DIRECTIVE: Look below for the line with "Output the Python" and the line with "import pandas as pd"; repeat exactly those two lines and all lines between them, but no pictures.

## START EXERCISE DATA

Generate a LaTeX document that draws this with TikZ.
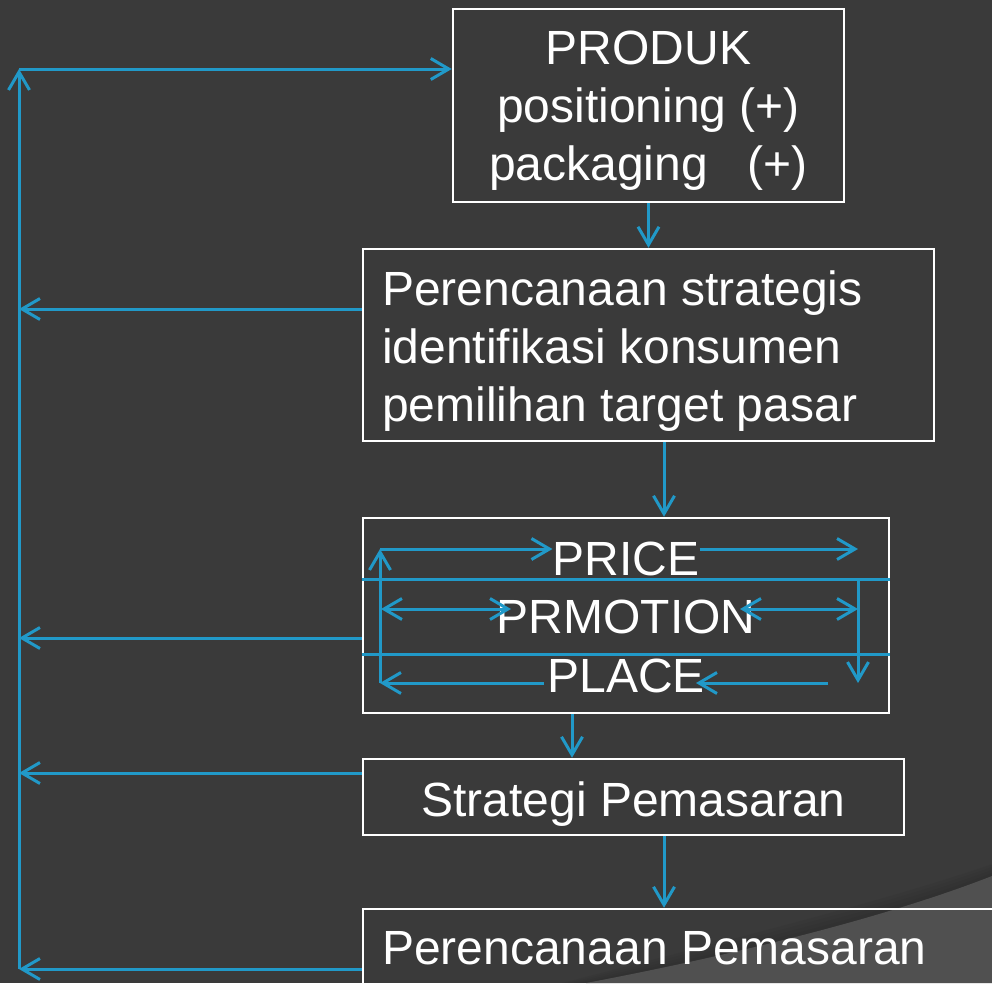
\documentclass[tikz,border=0pt]{standalone}
\usepackage{fontspec}
\setmainfont{Liberation Sans}
\usetikzlibrary{arrows.meta,calc}
\definecolor{slide}{HTML}{3A3A3A}
\definecolor{curl}{HTML}{505050}
\definecolor{flowblue}{HTML}{2199C8}
\begin{document}
\begin{tikzpicture}[x=1pt,y=-1pt,
  box/.style={draw=white, line width=2.5pt, rectangle, inner sep=0pt},
  txt/.style={text=white, inner sep=0pt, font=\fontsize{48}{58}\selectfont},
  flow/.style={draw=flowblue, line width=3pt, -{Straight Barb[length=18pt,width=21pt]}},
  twoway/.style={flow, {Straight Barb[length=18pt,width=21pt]}-{Straight Barb[length=18pt,width=21pt]}},
  divider/.style={draw=flowblue, line width=3pt}]
\useasboundingbox (0,0) rectangle (992,983);
\clip (0,0) rectangle (992,983);
% slide background with the lighter corner and its soft shadow
\fill[slide] (0,0) rectangle (992,983);
\foreach \d in {12,9,6,3}
  \fill[black, opacity=0.035] (586-2*\d,983) .. controls (760-2*\d,950-\d) and (900-\d,912-\d) .. (992,876-\d) -- (992,983) -- cycle;
\fill[curl] (586,983) .. controls (760,950) and (900,912) .. (992,876) -- (992,983) -- cycle;

% boxes
\node[box, minimum width=391pt, minimum height=193pt] (prod)  at (648.5,105.5) {};
\node[box, minimum width=571pt, minimum height=192pt] (plan)  at (648.5,345) {};
\node[box, minimum width=526pt, minimum height=195pt] (mix)   at (626,615.5) {};
\node[box, minimum width=541pt, minimum height=76pt]  (strat) at (633.5,797) {};
\node[box, minimum width=700pt, minimum height=120pt] (pm)    at (713,969) {};

% texts
\node[txt, anchor=base] (prodA) at (648.5,64)  {PRODUK};
\node[txt, anchor=base] (prodB) at (648.5,122) {positioning (+)};
\node[txt, anchor=base] (prodC) at (648.5,180) {packaging\ \ \ (+)};

\node[txt, anchor=base west] (planA) at (382,305) {Perencanaan strategis};
\node[txt, anchor=base west] (planB) at (382,363) {identifikasi konsumen};
\node[txt, anchor=base west] (planC) at (382,421) {pemilihan target pasar};

\node[txt, anchor=base] (price) at (626,575) {PRICE};
\node[txt, anchor=base] (promo) at (626,633) {PRMOTION};
\node[txt, anchor=base] (place) at (626,692) {PLACE};

\node[txt, anchor=base] (stratT) at (633.5,816) {Strategi Pemasaran};
\node[txt, anchor=base west] (pmT) at (382,964) {Perencanaan Pemasaran};

% downward flow between boxes
\draw[flow] (prod.south) -- (plan.north);
\draw[flow] ([xshift=15.5pt]plan.south) -- ([xshift=15.5pt]plan.south |- mix.north);
\draw[flow] ([xshift=-54pt]mix.south) -- ([xshift=-54pt]mix.south |- strat.north);
\draw[flow] ([xshift=30.5pt]strat.south) -- ([xshift=30.5pt]strat.south |- pm.north);

% feedback rail on the left
\coordinate (railtop) at (19,69);
\coordinate (railbot) at (19,969);
\draw[flow] (railbot) -- (railtop);
\draw[flow] (railtop) -- (prod.west |- railtop);
\draw[flow] ([yshift=36pt]plan.west) -- ([yshift=36pt]plan.west -| railtop);
\draw[flow] ([yshift=-22.5pt]mix.west) -- ([yshift=-22.5pt]mix.west -| railtop);
\draw[flow] ([yshift=24pt]strat.west) -- ([yshift=24pt]strat.west -| railtop);
\draw[flow] (pm.west) -- (railbot);

% marketing mix cycle
\coordinate (ptl) at (380,549);
\coordinate (pbl) at (380,683);
\coordinate (ptr) at (858,549);
\coordinate (prt) at (858,579);
\coordinate (prb) at (858,683);
\coordinate (cutB) at (380,654);
\coordinate (mL)  at (381,609);
\coordinate (mLi) at (511,609);
\coordinate (mRi) at (740,609);
\coordinate (mR)  at (858,609);
\coordinate (bRa) at (828,683);
\coordinate (bRb) at (696,683);
\coordinate (bLa) at (544,683);

\draw[divider] (mix.west |- prt) -- (mix.east |- prt);
\draw[divider] (mix.west |- cutB) -- (mix.east |- cutB);
\draw[flow] (pbl) -- (ptl);
\draw[flow] (ptl) -- (ptl -| price.west);
\draw[flow] (price.east |- ptl) -- (ptr);
\draw[flow] (prt) -- (prb);
\draw[twoway] (mL) -- (mLi);
\draw[twoway] (mRi) -- (mR);
\draw[flow] (bRa) -- (bRb);
\draw[flow] (bLa) -- (pbl);
\end{tikzpicture}
\end{document}
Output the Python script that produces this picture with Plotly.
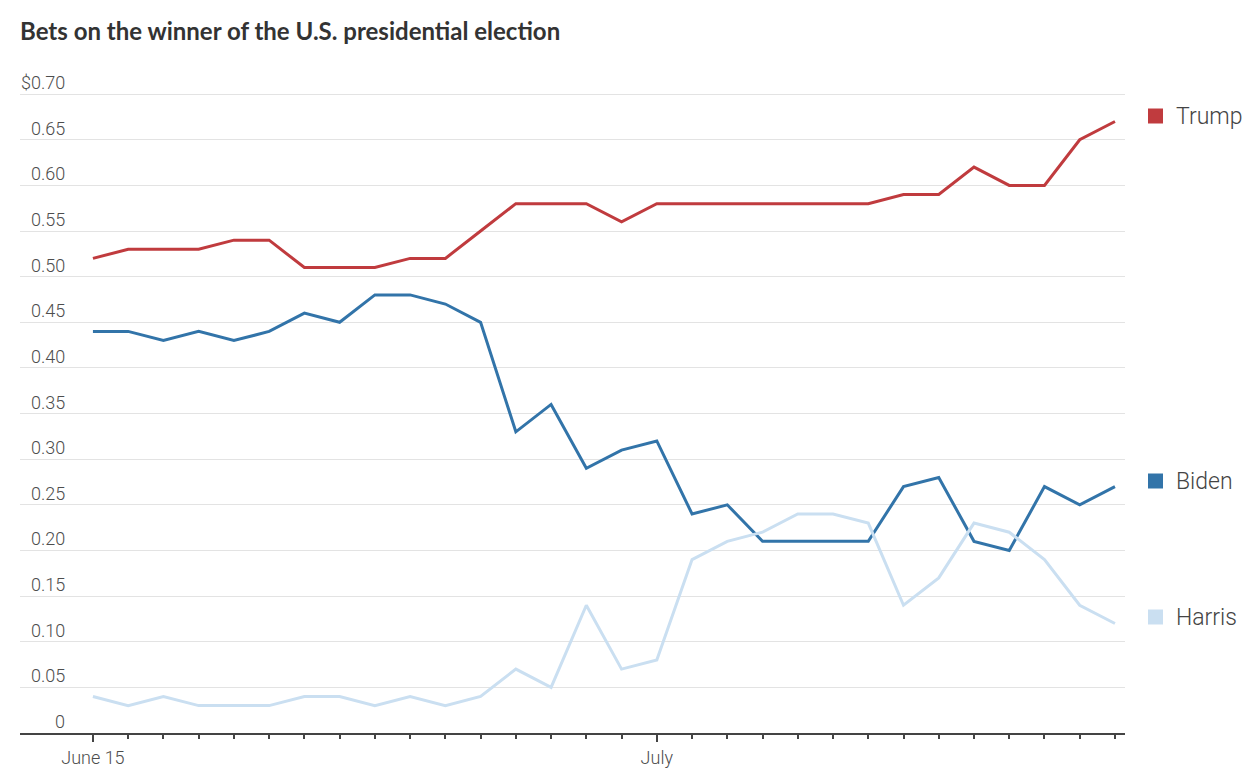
import plotly.graph_objects as go
import pandas as pd

dates = pd.date_range("2024-06-15", "2024-07-14", freq="D")
trump = [0.52, 0.53, 0.53, 0.53, 0.54, 0.54, 0.51, 0.51, 0.51, 0.52, 0.52, 0.55, 0.58, 0.58, 0.58, 0.56,
         0.58, 0.58, 0.58, 0.58, 0.58, 0.58, 0.58, 0.59, 0.59, 0.62, 0.60, 0.60, 0.65, 0.67]
biden = [0.44, 0.44, 0.43, 0.44, 0.43, 0.44, 0.46, 0.45, 0.48, 0.48, 0.47, 0.45, 0.33, 0.36, 0.29, 0.31,
         0.32, 0.24, 0.25, 0.21, 0.21, 0.21, 0.21, 0.27, 0.28, 0.21, 0.20, 0.27, 0.25, 0.27]
harris = [0.04, 0.03, 0.04, 0.03, 0.03, 0.03, 0.04, 0.04, 0.03, 0.04, 0.03, 0.04, 0.07, 0.05, 0.14, 0.07,
          0.08, 0.19, 0.21, 0.22, 0.24, 0.24, 0.23, 0.14, 0.17, 0.23, 0.22, 0.19, 0.14, 0.12]
series_names = ["Trump", "Biden", "Harris"]
colors = ["#c03b3e", "#3274a9", "#cadff1"]
ytick_vals = [0, 0.05, 0.10, 0.15, 0.20, 0.25, 0.30, 0.35, 0.40, 0.45, 0.50, 0.55, 0.60, 0.65, 0.70]
ytick_text = ["0", "0.05", "0.10", "0.15", "0.20", "0.25", "0.30", "0.35", "0.40", "0.45", "0.50",
              "0.55", "0.60", "0.65", "$0.70"]
xtick_vals = ["2024-06-15", "2024-07-01"]
xtick_text = ["June 15", "July"]

W, H = 1258, 783
L, R, T, B = 20, 1125, 85, 733
TICKFONT = dict(family="Roboto, sans-serif", size=18, color="#4d4d4d", weight=300)
XRANGE = ["2024-06-12 22:20", "2024-07-14 06:50"]

def px_x(p):
    return (p - L) / (R - L)

def px_y(p):
    return (B - p) / (B - T)

fig = go.Figure()
for name, vals, c in zip(series_names, [trump, biden, harris], colors):
    fig.add_trace(go.Scatter(x=dates, y=vals, mode="lines", name=name,
                             line=dict(color=c, width=3), showlegend=False))
# dummy trace to host the major-tick axis
fig.add_trace(go.Scatter(x=[], y=[], xaxis="x2", yaxis="y", showlegend=False, hoverinfo="skip"))

annotations = []
for v, t in zip(ytick_vals, ytick_text):
    annotations.append(dict(x=px_x(67), xref="paper", y=v, yref="y", text=t, showarrow=False,
                            xanchor="right", yanchor="bottom", yshift=-1, font=TICKFONT))

legend_y = [116, 481, 617]
shapes = []
for name, c, py in zip(series_names, colors, legend_y):
    shapes.append(dict(type="rect", xref="paper", yref="paper",
                       x0=px_x(1148), x1=px_x(1163), y0=px_y(py + 7.5), y1=px_y(py - 7.5),
                       fillcolor=c, line=dict(width=0)))
    annotations.append(dict(x=px_x(1174), xref="paper", y=px_y(py), yref="paper", text=name,
                            showarrow=False, xanchor="left", yanchor="middle",
                            font=dict(family="Roboto, sans-serif", size=23, color="#444444",
                                      weight=300)))

fig.update_layout(
    width=W, height=H,
    margin=dict(l=L, r=W - R, t=T, b=H - B, pad=0),
    paper_bgcolor="white", plot_bgcolor="white",
    title=dict(text="<b>Bets on the winner of the U.S. presidential election</b>",
               x=20 / W, xanchor="left", y=1 - 32 / H, yanchor="middle",
               font=dict(family="Lato, Roboto, sans-serif", size=24, color="#333333")),
    xaxis=dict(type="date", range=XRANGE,
               tickvals=list(dates), ticktext=[""] * len(dates), ticks="outside", ticklen=4,
               tickwidth=1.5, tickcolor="#444444", showgrid=False, showline=True,
               linecolor="#444444", linewidth=1.5, zeroline=False),
    xaxis2=dict(type="date", range=XRANGE, overlaying="x", anchor="y", side="bottom",
                tickvals=xtick_vals, ticktext=xtick_text, ticks="outside", ticklen=8,
                tickwidth=1.5, tickcolor="#444444", showgrid=False, showline=False,
                zeroline=False, tickfont=TICKFONT),
    yaxis=dict(range=[0, 0.71], tickvals=ytick_vals, showticklabels=False, showgrid=True,
               gridcolor="#e3e3e3", gridwidth=1, zeroline=False, showline=False, ticks=""),
    annotations=annotations, shapes=shapes,
)
fig.write_html("out.html", config={"displayModeBar": False},
               post_script="document.body.style.margin='0px';")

## END EXERCISE DATA

PROBLEM SOLUTION:
Output the Python script that produces this picture with Plotly.
import plotly.graph_objects as go
import pandas as pd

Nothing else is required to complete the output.